--- Description of the task ---
Start at the first line of the material below and retype each line through the one containing "const seriesSizes = [8, 9, 10];", exactly.

↓

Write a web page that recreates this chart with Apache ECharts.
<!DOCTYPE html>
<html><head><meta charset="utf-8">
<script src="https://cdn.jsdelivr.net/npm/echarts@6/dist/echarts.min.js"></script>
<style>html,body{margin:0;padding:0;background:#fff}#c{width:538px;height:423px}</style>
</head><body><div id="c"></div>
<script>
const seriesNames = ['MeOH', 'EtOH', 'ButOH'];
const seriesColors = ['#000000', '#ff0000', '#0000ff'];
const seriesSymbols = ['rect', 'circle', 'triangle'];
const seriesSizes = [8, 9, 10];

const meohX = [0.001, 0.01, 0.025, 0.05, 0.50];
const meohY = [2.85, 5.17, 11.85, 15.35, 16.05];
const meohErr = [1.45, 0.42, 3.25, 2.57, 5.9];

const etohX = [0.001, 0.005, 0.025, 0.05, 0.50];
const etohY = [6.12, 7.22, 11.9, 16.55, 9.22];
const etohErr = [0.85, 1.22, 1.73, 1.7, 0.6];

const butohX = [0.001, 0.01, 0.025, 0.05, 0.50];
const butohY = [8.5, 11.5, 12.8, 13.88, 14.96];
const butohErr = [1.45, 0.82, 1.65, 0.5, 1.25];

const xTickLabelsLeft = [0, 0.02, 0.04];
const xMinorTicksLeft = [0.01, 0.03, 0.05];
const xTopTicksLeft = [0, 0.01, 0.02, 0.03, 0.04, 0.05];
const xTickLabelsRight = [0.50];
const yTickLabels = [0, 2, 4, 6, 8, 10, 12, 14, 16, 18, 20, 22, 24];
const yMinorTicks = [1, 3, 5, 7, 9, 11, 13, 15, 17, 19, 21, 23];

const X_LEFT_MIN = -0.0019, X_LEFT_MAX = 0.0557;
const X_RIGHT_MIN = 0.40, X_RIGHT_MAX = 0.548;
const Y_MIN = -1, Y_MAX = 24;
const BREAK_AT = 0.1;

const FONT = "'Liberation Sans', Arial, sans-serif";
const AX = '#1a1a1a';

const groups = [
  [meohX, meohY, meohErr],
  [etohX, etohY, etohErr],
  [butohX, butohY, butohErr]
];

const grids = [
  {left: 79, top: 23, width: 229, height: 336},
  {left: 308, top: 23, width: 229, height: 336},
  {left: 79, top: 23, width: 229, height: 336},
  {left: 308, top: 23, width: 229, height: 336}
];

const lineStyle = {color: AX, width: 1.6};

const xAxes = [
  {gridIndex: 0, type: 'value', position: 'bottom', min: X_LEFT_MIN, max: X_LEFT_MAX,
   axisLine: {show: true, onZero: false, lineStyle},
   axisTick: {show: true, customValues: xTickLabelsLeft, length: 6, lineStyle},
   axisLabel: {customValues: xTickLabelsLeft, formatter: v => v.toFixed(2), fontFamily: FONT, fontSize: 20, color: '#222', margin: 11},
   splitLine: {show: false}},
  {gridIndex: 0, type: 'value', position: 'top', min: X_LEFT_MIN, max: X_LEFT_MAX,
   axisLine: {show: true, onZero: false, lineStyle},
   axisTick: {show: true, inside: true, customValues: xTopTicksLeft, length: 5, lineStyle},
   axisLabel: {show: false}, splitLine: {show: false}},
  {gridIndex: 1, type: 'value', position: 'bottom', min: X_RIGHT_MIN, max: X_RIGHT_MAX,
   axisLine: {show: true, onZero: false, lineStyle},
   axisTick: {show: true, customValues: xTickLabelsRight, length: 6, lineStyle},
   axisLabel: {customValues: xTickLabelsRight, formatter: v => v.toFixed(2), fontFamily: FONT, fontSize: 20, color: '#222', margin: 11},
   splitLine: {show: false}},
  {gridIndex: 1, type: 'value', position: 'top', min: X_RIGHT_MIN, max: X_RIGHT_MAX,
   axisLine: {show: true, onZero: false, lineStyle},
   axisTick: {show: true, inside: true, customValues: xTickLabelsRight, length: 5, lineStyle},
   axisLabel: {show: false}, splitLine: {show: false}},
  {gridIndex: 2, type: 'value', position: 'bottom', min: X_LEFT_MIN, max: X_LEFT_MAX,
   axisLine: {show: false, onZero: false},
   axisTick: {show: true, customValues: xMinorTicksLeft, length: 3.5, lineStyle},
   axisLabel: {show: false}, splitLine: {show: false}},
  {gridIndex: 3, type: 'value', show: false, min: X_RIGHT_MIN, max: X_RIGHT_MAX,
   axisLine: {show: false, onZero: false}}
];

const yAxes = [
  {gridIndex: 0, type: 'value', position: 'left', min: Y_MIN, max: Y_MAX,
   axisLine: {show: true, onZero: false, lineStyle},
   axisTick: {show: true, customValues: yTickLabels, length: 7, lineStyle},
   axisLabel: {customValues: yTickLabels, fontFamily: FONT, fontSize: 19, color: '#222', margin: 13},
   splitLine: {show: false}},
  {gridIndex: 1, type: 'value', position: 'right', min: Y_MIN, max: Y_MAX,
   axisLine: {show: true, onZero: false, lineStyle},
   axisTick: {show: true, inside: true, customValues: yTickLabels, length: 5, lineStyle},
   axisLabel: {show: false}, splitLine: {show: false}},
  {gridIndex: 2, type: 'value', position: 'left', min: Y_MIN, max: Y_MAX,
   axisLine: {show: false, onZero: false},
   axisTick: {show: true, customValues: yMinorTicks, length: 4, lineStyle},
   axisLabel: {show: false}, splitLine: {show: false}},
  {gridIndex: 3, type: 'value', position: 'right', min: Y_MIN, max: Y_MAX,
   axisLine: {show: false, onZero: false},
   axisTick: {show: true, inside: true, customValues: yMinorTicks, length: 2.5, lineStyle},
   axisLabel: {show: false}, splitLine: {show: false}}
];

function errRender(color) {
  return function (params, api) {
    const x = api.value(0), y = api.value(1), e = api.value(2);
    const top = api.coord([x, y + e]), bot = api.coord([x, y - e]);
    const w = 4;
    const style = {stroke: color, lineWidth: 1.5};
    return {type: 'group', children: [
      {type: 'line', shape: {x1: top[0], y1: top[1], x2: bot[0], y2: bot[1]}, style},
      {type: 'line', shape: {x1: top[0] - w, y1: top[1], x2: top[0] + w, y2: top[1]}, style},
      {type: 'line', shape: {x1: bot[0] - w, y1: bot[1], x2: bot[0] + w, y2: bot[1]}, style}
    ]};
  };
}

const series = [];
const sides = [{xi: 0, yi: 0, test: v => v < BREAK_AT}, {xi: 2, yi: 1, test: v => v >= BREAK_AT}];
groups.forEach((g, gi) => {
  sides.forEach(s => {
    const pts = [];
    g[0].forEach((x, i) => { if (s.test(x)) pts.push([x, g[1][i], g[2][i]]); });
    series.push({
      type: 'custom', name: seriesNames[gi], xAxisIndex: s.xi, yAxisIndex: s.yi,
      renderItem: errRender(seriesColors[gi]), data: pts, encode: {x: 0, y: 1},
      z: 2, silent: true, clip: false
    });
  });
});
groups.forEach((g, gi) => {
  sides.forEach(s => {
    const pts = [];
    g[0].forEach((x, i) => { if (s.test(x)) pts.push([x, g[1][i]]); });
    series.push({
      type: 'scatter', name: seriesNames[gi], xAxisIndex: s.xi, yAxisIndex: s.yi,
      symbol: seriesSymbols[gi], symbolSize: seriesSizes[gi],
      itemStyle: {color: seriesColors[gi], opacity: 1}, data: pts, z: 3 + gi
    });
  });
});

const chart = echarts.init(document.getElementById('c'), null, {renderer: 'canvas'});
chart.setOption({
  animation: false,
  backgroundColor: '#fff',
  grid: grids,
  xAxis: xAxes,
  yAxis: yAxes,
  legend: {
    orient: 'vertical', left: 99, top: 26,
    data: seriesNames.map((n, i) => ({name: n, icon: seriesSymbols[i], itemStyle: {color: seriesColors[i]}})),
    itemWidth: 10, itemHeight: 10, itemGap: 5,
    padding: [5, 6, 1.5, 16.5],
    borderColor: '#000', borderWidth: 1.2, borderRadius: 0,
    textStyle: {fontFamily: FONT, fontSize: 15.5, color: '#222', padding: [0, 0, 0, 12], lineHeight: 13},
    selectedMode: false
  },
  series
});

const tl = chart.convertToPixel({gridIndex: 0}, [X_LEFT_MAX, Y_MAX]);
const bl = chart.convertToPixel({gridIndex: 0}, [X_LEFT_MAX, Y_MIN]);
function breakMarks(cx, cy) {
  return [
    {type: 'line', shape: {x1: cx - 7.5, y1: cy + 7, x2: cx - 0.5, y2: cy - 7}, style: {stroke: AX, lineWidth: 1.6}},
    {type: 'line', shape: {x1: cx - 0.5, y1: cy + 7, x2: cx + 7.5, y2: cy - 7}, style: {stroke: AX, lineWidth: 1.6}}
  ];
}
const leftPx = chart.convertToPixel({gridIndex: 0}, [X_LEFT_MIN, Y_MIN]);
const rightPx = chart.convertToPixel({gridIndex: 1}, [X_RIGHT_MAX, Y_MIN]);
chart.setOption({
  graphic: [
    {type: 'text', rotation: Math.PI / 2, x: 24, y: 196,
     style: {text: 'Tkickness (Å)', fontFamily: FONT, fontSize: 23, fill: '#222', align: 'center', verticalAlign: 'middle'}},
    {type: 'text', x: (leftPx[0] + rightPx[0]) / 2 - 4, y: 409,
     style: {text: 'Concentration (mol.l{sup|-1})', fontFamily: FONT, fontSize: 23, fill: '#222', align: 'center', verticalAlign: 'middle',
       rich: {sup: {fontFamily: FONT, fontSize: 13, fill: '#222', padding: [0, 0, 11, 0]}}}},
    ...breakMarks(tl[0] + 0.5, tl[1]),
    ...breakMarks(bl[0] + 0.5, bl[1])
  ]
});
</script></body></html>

↑

--- Completed exercise ---
Write a web page that recreates this chart with Apache ECharts.
<!DOCTYPE html>
<html><head><meta charset="utf-8">
<script src="https://cdn.jsdelivr.net/npm/echarts@6/dist/echarts.min.js"></script>
<style>html,body{margin:0;padding:0;background:#fff}#c{width:538px;height:423px}</style>
</head><body><div id="c"></div>
<script>
const seriesNames = ['MeOH', 'EtOH', 'ButOH'];
const seriesColors = ['#000000', '#ff0000', '#0000ff'];
const seriesSymbols = ['rect', 'circle', 'triangle'];
const seriesSizes = [8, 9, 10];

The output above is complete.